Bone broth is definitely having a moment right now and for good reason. Its super nourishing, cheap to make and can be used as the base for a zillion of your favorite wintertime soups and stews. To make this magical brew, you simmer together bones, aromatic veggies and herbs just as you would with regular broth — but with bone broth, you let it cook so long (usually 8 hours or more) that the bones actually start breaking down and release protein, minerals and gelatin into the broth to create an immunity boosting wonder-food. But lets not let that long cooking time be a barrier. Its 2017 y’all and we’ve got technology! My Easy Roast Chicken Bone Broth can be made in a pressure cooker in just two hours.
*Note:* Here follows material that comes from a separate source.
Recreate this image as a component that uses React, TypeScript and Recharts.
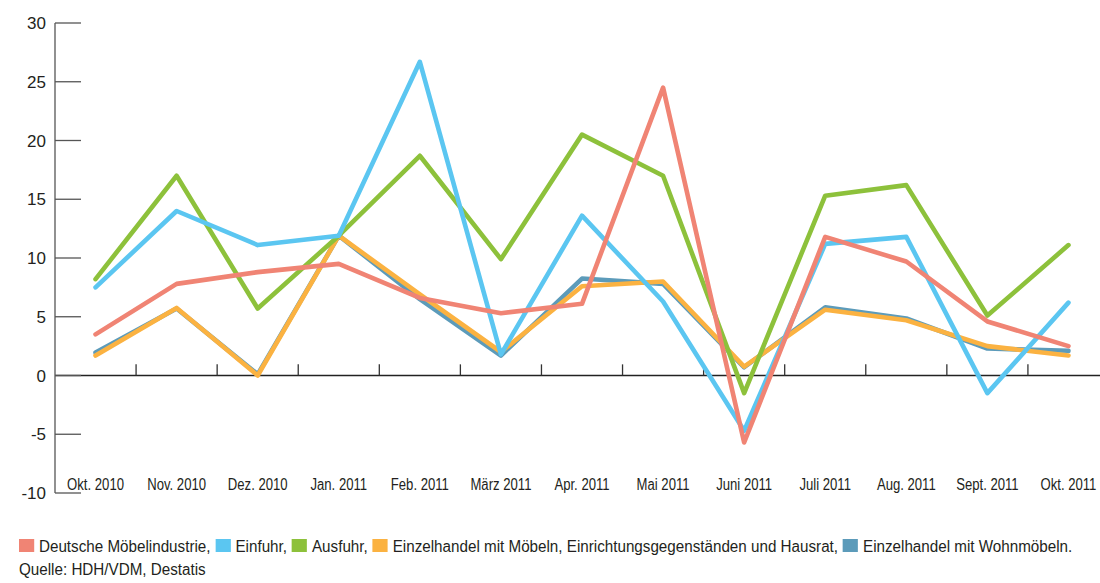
import { LineChart, Line, XAxis, YAxis, ReferenceLine } from "recharts";

// Veränderung gegenüber Vorjahresmonat in %
const MONTHS = [
  "Okt. 2010",
  "Nov. 2010",
  "Dez. 2010",
  "Jan. 2011",
  "Feb. 2011",
  "März 2011",
  "Apr. 2011",
  "Mai 2011",
  "Juni 2011",
  "Juli 2011",
  "Aug. 2011",
  "Sept. 2011",
  "Okt. 2011",
];

const MOEBELINDUSTRIE = [3.5, 7.8, 8.8, 9.5, 6.6, 5.3, 6.1, 24.5, -5.7, 11.8, 9.7, 4.6, 2.5];
const EINFUHR = [7.5, 14.0, 11.1, 11.9, 26.7, 1.8, 13.6, 6.3, -4.7, 11.2, 11.8, -1.5, 6.2];
const AUSFUHR = [8.2, 17.0, 5.7, 11.9, 18.7, 9.9, 20.5, 17.0, -1.5, 15.3, 16.2, 5.1, 11.1];
const HAUSRAT = [1.7, 5.75, 0, 11.9, 6.9, 2.0, 7.6, 8.0, 0.75, 5.6, 4.7, 2.5, 1.7];
const WOHNMOEBEL = [1.95, 5.7, 0.1, 11.9, 6.5, 1.7, 8.25, 7.8, 0.7, 5.8, 4.85, 2.3, 2.1];

const Y_TICKS = [-10, -5, 0, 5, 10, 15, 20, 25, 30];

// drawing order: first is at the bottom
const SERIES = [
  { key: "wohnmoebel", label: "Einzelhandel mit Wohnmöbeln.", color: "#5c9bba" },
  { key: "hausrat", label: "Einzelhandel mit Möbeln, Einrichtungsgegenständen und Hausrat,", color: "#fbb241" },
  { key: "ausfuhr", label: "Ausfuhr,", color: "#8dc13b" },
  { key: "einfuhr", label: "Einfuhr,", color: "#5bc6f1" },
  { key: "moebelindustrie", label: "Deutsche Möbelindustrie,", color: "#f08474" },
];

const LEGEND_ORDER = ["moebelindustrie", "einfuhr", "ausfuhr", "hausrat", "wohnmoebel"];

const data = MONTHS.map((month, i) => ({
  x: i + 0.5,
  month,
  moebelindustrie: MOEBELINDUSTRIE[i],
  einfuhr: EINFUHR[i],
  ausfuhr: AUSFUHR[i],
  hausrat: HAUSRAT[i],
  wohnmoebel: WOHNMOEBEL[i],
}));

// band boundaries between months, get a small tick on the zero line
const BOUNDARIES = MONTHS.slice(1).map((_, i) => i + 1);

const TEXT = "#231f20";
const FONT = "'Liberation Sans', Arial, sans-serif";
// no condensed face available, so squeeze the regular one
const X_SQUEEZE = 0.82;
const LEGEND_SQUEEZE = 0.95;

function YTick(props: any) {
  const { x, y, payload } = props;
  return (
    <g>
      <line x1={x} x2={x + 26} y1={y} y2={y} stroke="#555" strokeWidth={1.3} />
      <text
        x={x - 9}
        y={y + 6}
        textAnchor="end"
        fill={TEXT}
        fontSize={17}
        fontFamily={FONT}
      >
        {payload.value}
      </text>
    </g>
  );
}

function XTick(props: any) {
  const { x, y, payload } = props;
  return (
    <text
      transform={`translate(${x},${y - 3}) scale(${X_SQUEEZE},1)`}
      textAnchor="middle"
      fill={TEXT}
      fontSize={16}
      fontFamily={FONT}
    >
      {MONTHS[Math.floor(payload.value)]}
    </text>
  );
}

export default function App() {
  return (
    <div style={{ position: "absolute", left: 0, top: 0, width: 1110, height: 583, background: "#fff" }}>
      <LineChart
        width={1110}
        height={510}
        data={data}
        margin={{ top: 23, right: 1, left: 0, bottom: 0 }}
      >
        <XAxis
          dataKey="x"
          type="number"
          domain={[0, 13]}
          ticks={data.map((d) => d.x)}
          interval={0}
          axisLine={false}
          tickLine={false}
          tickSize={0}
          tickMargin={0}
          height={17}
          tick={<XTick />}
        />
        <YAxis
          domain={[-10, 30]}
          ticks={Y_TICKS}
          interval={0}
          width={55}
          axisLine={{ stroke: "#555", strokeWidth: 1.3 }}
          tickLine={false}
          tickSize={0}
          tickMargin={0}
          tick={<YTick />}
        />
        <ReferenceLine y={0} stroke="#222" strokeWidth={1.4} />
        {BOUNDARIES.map((b) => (
          <ReferenceLine
            key={b}
            segment={[
              { x: b, y: 0 },
              { x: b, y: 0.95 },
            ]}
            stroke="#333"
            strokeWidth={1.3}
          />
        ))}
        {SERIES.map((s) => (
          <Line
            key={s.key}
            type="linear"
            dataKey={s.key}
            stroke={s.color}
            strokeWidth={4.6}
            strokeLinejoin="round"
            strokeLinecap="round"
            dot={false}
            activeDot={false}
            isAnimationActive={false}
          />
        ))}
      </LineChart>
      <div
        style={{
          position: "absolute",
          left: 19,
          top: 535,
          fontFamily: FONT,
          fontSize: 16,
          lineHeight: "23px",
          color: TEXT,
          whiteSpace: "nowrap",
          transform: `scaleX(${LEGEND_SQUEEZE})`,
          transformOrigin: "0 0",
        }}
      >
        <div>
          {LEGEND_ORDER.map((k) => {
            const s = SERIES.find((x) => x.key === k)!;
            return (
              <span key={k} style={{ marginRight: 5 / LEGEND_SQUEEZE }}>
                <span
                  style={{
                    display: "inline-block",
                    width: 15 / LEGEND_SQUEEZE,
                    height: 13,
                    background: s.color,
                    marginRight: 5 / LEGEND_SQUEEZE,
                    verticalAlign: "baseline",
                  }}
                />
                {s.label}
              </span>
            );
          })}
        </div>
        <div>Quelle: HDH/VDM, Destatis</div>
      </div>
    </div>
  );
}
In fact, its so easy to do, I’ve made three batches just the last few weeks. It started with our Thanksgiving turkey carcass. Then I took on a recipe development project for a client that called for quite a bit of grocery store rotisserie chicken. Every time I bought one, I threw the leftover bones in my pressure cooker with a pile of onions, carrots and celery. Then I added some apple cider vinegar (acid helps break down the bones, you could also use wine), bay leaves, peppercorns and some fresh herbs. Next you just set the cooker to 2 hours (120 minutes) on high pressure and let it go to work. When its done, strain the broth through a mesh sieve and you’re left with 3 full quarts of brothy goodness.
So, now that you’ve got all this broth, what do you do next? Well, first off, one of the most important things I learned in culinary school about broth handling is the food safety element. You want to cool this stuff down rapidly before putting it in the fridge or freezer. This usually means sticking your jars in an ice bath for a little bit (either fill your kitchen sink with ice and water or, if its super cold where you live, stick it out in the snow for a bit). Then transfer to the fridge for up to 5 days or the freezer for up to 6 months.
If you’re feeling under the weather you can sip this stuff like tea, or, just use it in any recipes that call for chicken broth. It makes the best chicken soup EVA! It really adds richness to chicken noodle.
If you’re feeling a cold coming on (or want to prevent one), check out my recipe for Bone Broth Chicken Soup with Turmeric and Kale over at The Inspired Home. This stuff is SOOOO good and SOOOOO good for you. Max and I have been sharing a cold back and forth the last few weeks and I swear this is what finally helped us bounce back. Instead of noodles, I used whole grain farro, plus I added chopped kale and some ground turmeric (another trendy superfood) for an antioxidant boost (it also gave the soup this gorgeous golden color). My mom was over this past weekend and said it was one of the best soups she’s ever had.
No matter how you use it though, bone broth is an awesome addition to your winter pantry. Be sure to save those chicken or turkey bones through the holidays and make a resolution to get a big pot of Easy Roast Chicken Bone Broth started on New Years Day. Its guaranteed to help you start 2018 off strong.
Pressure Cooker Easy Roast Chicken Bone Broth
Makes 3 Quarts
Bones from one whole, roast chicken (or turkey), most meat removed
1 large onion, peeled and sliced in half
2 medium carrots, cut in half
3 stalks of celery, cut in half
2 tablespoons apple cider vinegar
4 or 5 sprigs fresh thyme
2 bay leaves
4 or 5 peppercorns
1 tablespoon kosher salt (optional)
- Put bones, vegetables, vinegar, herbs and spices into the bowl of an electric pressure cooker or Instant Pot. Add water until pot is 2/3rds full.
- Lock the lid on the pot and seal the valve for pressure cooking. If using an Instant Pot, select the “Soup” setting and manually set the time for 120 minutes. If using another brand of pot, select “Low Pressure” for 120 minutes.
- After 2 hours, let the pot depressurize naturally.
- Release the lid and strain the broth through a mesh sieve and pour the broth into jars. Discard the bones, veggies and herbs. Place broth in an ice bath to cool, then transfer containers to refrigerator or freezer until ready to use.